You're getting it wrong. Replacing telomers is easy, but the telomer shortening mechanism is there *on purpose*, and the purpose is to track the cell mitosis count. Too many divisions, cell dies. This is important for, you know, not having cancer.

 

9 hours ago, WestAir said:

We've had billions of years to overcome senescence and reap the benefits of biological immortality

It's the other way around. We didn't just "not overcome senescence", it took us long enough to actually *invent* senescence. Early organisms didn't know what death was, but by inventing death we out-evolved those.

 

[magnemoe]

3 hours ago, GeneralVeers said:

Because, and this will seem paradoxical at first glance, immortality is bad for the species.

If you're immortal, you will do one of two things: reproduce very slowly (or not at all) or very quickly overpopulate your environment, decimate the food supply, and starve to death as a species. If it's the first one, your species doesn't evolve, doesn't grow, doesn't improve. Everybody else does. And you get out-evolved by pretty much everyone else. It's pretty easy to guess where that ends.

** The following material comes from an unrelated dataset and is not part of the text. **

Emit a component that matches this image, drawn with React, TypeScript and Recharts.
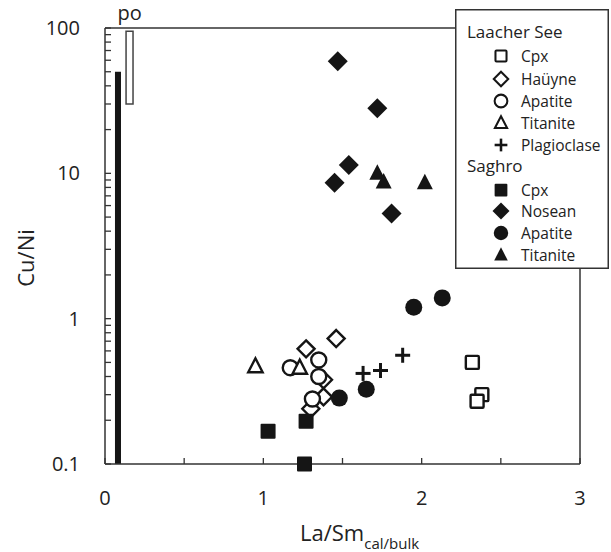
import React from "react"
import {
  ScatterChart,
  Scatter,
  XAxis,
  YAxis,
  ReferenceArea,
  ReferenceLine,
  Legend,
  Label,
} from "recharts"

const FONT = '"Open Sans", "Noto Sans", sans-serif'
const INK = "#151515"
const AXIS = "#333"
const TEXT = "#222"

// axis ticks
const xTicks = [0, 0.5, 1, 1.5, 2, 2.5, 3]
const xLabels = [0, 1, 2, 3]
const yTicks = [
  0.1, 0.2, 0.3, 0.4, 0.5, 0.6, 0.7, 0.8, 0.9,
  1, 2, 3, 4, 5, 6, 7, 8, 9,
  10, 20, 30, 40, 50, 60, 70, 80, 90,
  100,
]
const yLabels = [0.1, 1, 10, 100]

// Laacher See
const laacherCpx = [
  { x: 2.32, y: 0.5 },
  { x: 2.38, y: 0.3 },
  { x: 2.35, y: 0.27 },
]
const laacherHauyne = [
  { x: 1.46, y: 0.73 },
  { x: 1.27, y: 0.62 },
  { x: 1.38, y: 0.38 },
  { x: 1.38, y: 0.29 },
  { x: 1.3, y: 0.24 },
]
const laacherApatite = [
  { x: 1.17, y: 0.46 },
  { x: 1.35, y: 0.52 },
  { x: 1.35, y: 0.4 },
  { x: 1.31, y: 0.28 },
]
const laacherTitanite = [
  { x: 0.95, y: 0.47 },
  { x: 1.23, y: 0.46 },
]
const laacherPlagioclase = [
  { x: 1.63, y: 0.42 },
  { x: 1.74, y: 0.44 },
  { x: 1.88, y: 0.56 },
]

// Saghro
const saghroCpx = [
  { x: 1.03, y: 0.168 },
  { x: 1.27, y: 0.197 },
  { x: 1.26, y: 0.1 },
]
const saghroNosean = [
  { x: 1.47, y: 59 },
  { x: 1.72, y: 28 },
  { x: 1.54, y: 11.4 },
  { x: 1.45, y: 8.6 },
  { x: 1.81, y: 5.3 },
]
const saghroApatite = [
  { x: 1.95, y: 1.2 },
  { x: 2.13, y: 1.39 },
  { x: 1.48, y: 0.284 },
  { x: 1.65, y: 0.327 },
]
const saghroTitanite = [
  { x: 1.72, y: 10 },
  { x: 1.76, y: 8.7 },
  { x: 2.02, y: 8.6 },
]

// pyrrhotite (po) ranges
const poSolid = { x1: 0.063, x2: 0.101, y1: 0.1, y2: 50 }
const poHollow = { x1: 0.133, x2: 0.177, y1: 30, y2: 95 }

type Kind = "square" | "diamond" | "circle" | "triangle" | "plus"

function Marker({ kind, filled, cx, cy, s = 1 }: { kind: Kind; filled: boolean; cx: number; cy: number; s?: number }) {
  const fill = filled ? INK : "#fff"
  const sw = filled ? 0 : 2.4 * s
  if (kind === "square") {
    const h = (filled ? 7.5 : 6.5) * s
    return <rect x={cx - h} y={cy - h} width={h * 2} height={h * 2} rx={1} fill={fill} stroke={INK} strokeWidth={sw} />
  }
  if (kind === "diamond") {
    const r = (filled ? 10 : 8.5) * s
    return <polygon points={`${cx},${cy - r} ${cx + r},${cy} ${cx},${cy + r} ${cx - r},${cy}`} fill={fill} stroke={INK} strokeWidth={sw} strokeLinejoin="miter" />
  }
  if (kind === "circle") {
    const r = (filled ? 8.5 : 7.5) * s
    return <circle cx={cx} cy={cy} r={r} fill={fill} stroke={INK} strokeWidth={sw} />
  }
  if (kind === "triangle") {
    const w = (filled ? 8 : 7.2) * s
    const t = (filled ? 9 : 8) * s
    const b = (filled ? 6.5 : 6) * s
    return <polygon points={`${cx},${cy - t} ${cx + w},${cy + b} ${cx - w},${cy + b}`} fill={fill} stroke={INK} strokeWidth={sw} strokeLinejoin="miter" />
  }
  const a = 7.5 * s
  return (
    <g stroke={INK} strokeWidth={3 * s}>
      <line x1={cx - a} x2={cx + a} y1={cy} y2={cy} />
      <line x1={cx} x2={cx} y1={cy - a} y2={cy + a} />
    </g>
  )
}

const shape = (kind: Kind, filled: boolean) => (props: any) =>
  <Marker kind={kind} filled={filled} cx={props.cx} cy={props.cy} />

function XTick({ x, y, payload }: any) {
  const v = payload.value
  return (
    <g>
      <line x1={x} x2={x} y1={y} y2={y - 6} stroke={AXIS} strokeWidth={1.3} />
      {xLabels.includes(v) && (
        <text x={x} y={y + 41} textAnchor="middle" fontSize={20} fill={TEXT} fontFamily={FONT}>
          {v}
        </text>
      )}
    </g>
  )
}

function YTick({ x, y, payload }: any) {
  const v = payload.value
  return (
    <g>
      <line x1={x} x2={x + 6} y1={y} y2={y} stroke={AXIS} strokeWidth={1.3} />
      {yLabels.includes(v) && (
        <text x={x - 25} y={y + 7} textAnchor="end" fontSize={20} fill={TEXT} fontFamily={FONT}>
          {v}
        </text>
      )}
    </g>
  )
}

const legendRows: { label: string; kind?: Kind; filled?: boolean; y: number }[] = [
  { label: "Laacher See", y: 22 },
  { label: "Cpx", kind: "square", filled: false, y: 47 },
  { label: "Haüyne", kind: "diamond", filled: false, y: 70 },
  { label: "Apatite", kind: "circle", filled: false, y: 92 },
  { label: "Titanite", kind: "triangle", filled: false, y: 114 },
  { label: "Plagioclase", kind: "plus", filled: false, y: 136 },
  { label: "Saghro", y: 156 },
  { label: "Cpx", kind: "square", filled: true, y: 181 },
  { label: "Nosean", kind: "diamond", filled: true, y: 202 },
  { label: "Apatite", kind: "circle", filled: true, y: 224 },
  { label: "Titanite", kind: "triangle", filled: true, y: 246 },
]

function LegendBox() {
  return (
    <svg width={154} height={260} style={{ display: "block" }}>
      <rect x={0.75} y={0.75} width={152.5} height={258.5} fill="#fff" stroke={AXIS} strokeWidth={1.5} />
      {legendRows.map((r, i) =>
        r.kind ? (
          <g key={i}>
            <Marker kind={r.kind} filled={!!r.filled} cx={46} cy={r.y} s={0.85} />
            <text x={66} y={r.y} dominantBaseline="central" fontSize={15.5} fill={TEXT} fontFamily={FONT}>
              {r.label}
            </text>
          </g>
        ) : (
          <text key={i} x={12} y={r.y} dominantBaseline="central" fontSize={17} fill={TEXT} fontFamily={FONT}>
            {r.label}
          </text>
        )
      )}
    </svg>
  )
}

export default function App() {
  return (
    <div style={{ position: "absolute", left: 0, top: 0, width: 611, height: 552, background: "#fff" }}>
      <ScatterChart width={611} height={552} margin={{ top: 28, right: 31, bottom: 0, left: 0 }}>
        <XAxis
          type="number"
          dataKey="x"
          domain={[0, 3]}
          ticks={xTicks}
          interval={0}
          height={88}
          tickSize={0}
          tickMargin={0}
          tickLine={false}
          tick={<XTick />}
          axisLine={{ stroke: AXIS, strokeWidth: 1.5 }}
        >
          <Label
            content={() => (
              <text x={300} y={541} fontSize={22} fill={TEXT} fontFamily={FONT}>
                La/Sm
                <tspan fontSize={15} dy={8}>cal/bulk</tspan>
              </text>
            )}
          />
        </XAxis>
        <YAxis
          type="number"
          dataKey="y"
          scale="log"
          domain={[0.1, 100]}
          ticks={yTicks}
          interval={0}
          width={105}
          tickSize={0}
          tickMargin={0}
          tickLine={false}
          tick={<YTick />}
          axisLine={{ stroke: AXIS, strokeWidth: 1.5 }}
        >
          <Label
            content={() => (
              <text
                x={25}
                y={258}
                transform="rotate(-90 25 258)"
                textAnchor="middle"
                dominantBaseline="central"
                fontSize={22}
                fill={TEXT}
                fontFamily={FONT}
              >
                Cu/Ni
              </text>
            )}
          />
        </YAxis>
        <ReferenceLine y={100} stroke={AXIS} strokeWidth={1.5} ifOverflow="visible" />
        <ReferenceLine x={3} stroke={AXIS} strokeWidth={1.5} ifOverflow="visible" />
        <ReferenceArea {...poSolid} fill={INK} fillOpacity={1} stroke="none" ifOverflow="visible" />
        <ReferenceArea
          {...poHollow}
          fill="#fff"
          fillOpacity={1}
          stroke="#444"
          strokeWidth={1.5}
          ifOverflow="visible"
          label={{ value: "po", position: "top", offset: 11, fontSize: 20, fill: TEXT, fontFamily: FONT }}
        />
        <Scatter name="Haüyne" data={laacherHauyne} shape={shape("diamond", false)} isAnimationActive={false} />
        <Scatter name="Apatite" data={laacherApatite} shape={shape("circle", false)} isAnimationActive={false} />
        <Scatter name="Titanite" data={laacherTitanite} shape={shape("triangle", false)} isAnimationActive={false} />
        <Scatter name="Cpx" data={laacherCpx} shape={shape("square", false)} isAnimationActive={false} />
        <Scatter name="Plagioclase" data={laacherPlagioclase} shape={shape("plus", false)} isAnimationActive={false} />
        <Scatter name="Saghro Cpx" data={saghroCpx} shape={shape("square", true)} isAnimationActive={false} />
        <Scatter name="Nosean" data={saghroNosean} shape={shape("diamond", true)} isAnimationActive={false} />
        <Scatter name="Saghro Apatite" data={saghroApatite} shape={shape("circle", true)} isAnimationActive={false} />
        <Scatter name="Saghro Titanite" data={saghroTitanite} shape={shape("triangle", true)} isAnimationActive={false} />
        <Legend
          layout="vertical"
          align="center"
          verticalAlign="middle"
          content={() => <LegendBox />}
          wrapperStyle={{ left: 455, top: 9, width: 154, height: 260, right: "auto", bottom: "auto" }}
        />
      </ScatterChart>
    </div>
  )
}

When you get right down to it, Nature and Evolution aren't concerned with the happiness or welfare of individuals. There are many species whose individual members have very short lifespans, but those species as a whole do just fine.

This will work just the same if you have a short life and reproduce rapidly, see my example with rabbits. In rapid reproducing animals tend to have pretty frequent booms followed by dieoff.
Main issue is that animals in the wild live so dangerous its unlikely that they get old enough to die from it. 
 

2 hours ago, Kobymaru said:

You're getting it wrong. Replacing telomers is easy, but the telomer shortening mechanism is there *on purpose*, and the purpose is to track the cell mitosis count. Too many divisions, cell dies. This is important for, you know, not having cancer.

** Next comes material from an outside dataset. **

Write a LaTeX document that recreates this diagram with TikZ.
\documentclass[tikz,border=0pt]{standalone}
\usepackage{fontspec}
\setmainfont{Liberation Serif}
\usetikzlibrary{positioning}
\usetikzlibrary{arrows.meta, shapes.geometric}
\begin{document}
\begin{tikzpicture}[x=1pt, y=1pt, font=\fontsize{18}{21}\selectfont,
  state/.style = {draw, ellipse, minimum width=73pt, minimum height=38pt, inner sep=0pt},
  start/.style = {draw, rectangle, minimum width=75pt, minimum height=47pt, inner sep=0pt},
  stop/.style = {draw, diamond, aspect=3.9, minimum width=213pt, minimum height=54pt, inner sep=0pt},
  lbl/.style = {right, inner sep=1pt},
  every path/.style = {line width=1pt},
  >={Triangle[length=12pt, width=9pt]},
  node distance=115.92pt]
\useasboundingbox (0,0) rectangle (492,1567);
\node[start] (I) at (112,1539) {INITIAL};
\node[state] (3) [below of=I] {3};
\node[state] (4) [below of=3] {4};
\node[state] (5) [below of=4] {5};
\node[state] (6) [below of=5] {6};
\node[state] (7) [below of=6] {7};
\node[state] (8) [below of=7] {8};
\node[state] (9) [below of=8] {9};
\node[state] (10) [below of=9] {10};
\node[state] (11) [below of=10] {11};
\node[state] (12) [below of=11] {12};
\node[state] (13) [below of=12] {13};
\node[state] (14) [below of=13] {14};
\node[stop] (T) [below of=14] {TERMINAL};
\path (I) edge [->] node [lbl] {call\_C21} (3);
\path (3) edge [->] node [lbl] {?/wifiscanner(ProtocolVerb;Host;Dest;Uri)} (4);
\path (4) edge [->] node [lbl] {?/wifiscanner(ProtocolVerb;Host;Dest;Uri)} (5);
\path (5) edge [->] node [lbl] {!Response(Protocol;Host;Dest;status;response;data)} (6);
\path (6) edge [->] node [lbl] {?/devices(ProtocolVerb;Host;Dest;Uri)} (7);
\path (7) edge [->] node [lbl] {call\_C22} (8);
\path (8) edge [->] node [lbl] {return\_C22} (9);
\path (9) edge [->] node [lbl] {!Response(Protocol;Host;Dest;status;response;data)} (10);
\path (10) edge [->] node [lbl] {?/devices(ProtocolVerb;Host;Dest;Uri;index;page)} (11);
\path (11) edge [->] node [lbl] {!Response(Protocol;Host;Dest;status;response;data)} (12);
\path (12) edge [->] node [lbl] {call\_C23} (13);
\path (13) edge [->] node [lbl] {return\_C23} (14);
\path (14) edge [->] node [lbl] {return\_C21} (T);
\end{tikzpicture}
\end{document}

And this, limit cell reproduction limit cancer, yes you die because of this but you have an reduced risk of cancer. And chances to die of old age for most animals are very small. 

[peadar1987]

41 minutes ago, magnemoe said:

This will work just the same if you have a short life and reproduce rapidly, see my example with rabbits. In rapid reproducing animals tend to have pretty frequent booms followed by dieoff.
Main issue is that animals in the wild live so dangerous its unlikely that they get old enough to die from it. 
 

And this, limit cell reproduction limit cancer, yes you die because of this but you have an reduced risk of cancer. And chances to die of old age for most animals are very small. 

Animals don't die of "old age" that often, but they often die from not being quick enough, disease resistant enough, or perceptive enough, all of which are associated with ageing. Evolution is a statistical process, and if you are more likely to die the older you are, the degradation of cells is still a factor.

[magnemoe]

6 minutes ago, peadar1987 said:

Animals don't die of "old age" that often, but they often die from not being quick enough, disease resistant enough, or perceptive enough, all of which are associated with ageing. Evolution is a statistical process, and if you are more likely to die the older you are, the degradation of cells is still a factor.

True, but this is not an significant factor, an animal who would live longer would be able to have more offspring something who would be an benefit for the gene.
It don't happen so much since other factors like higher chance at survive childhood and getting an mate are far more important.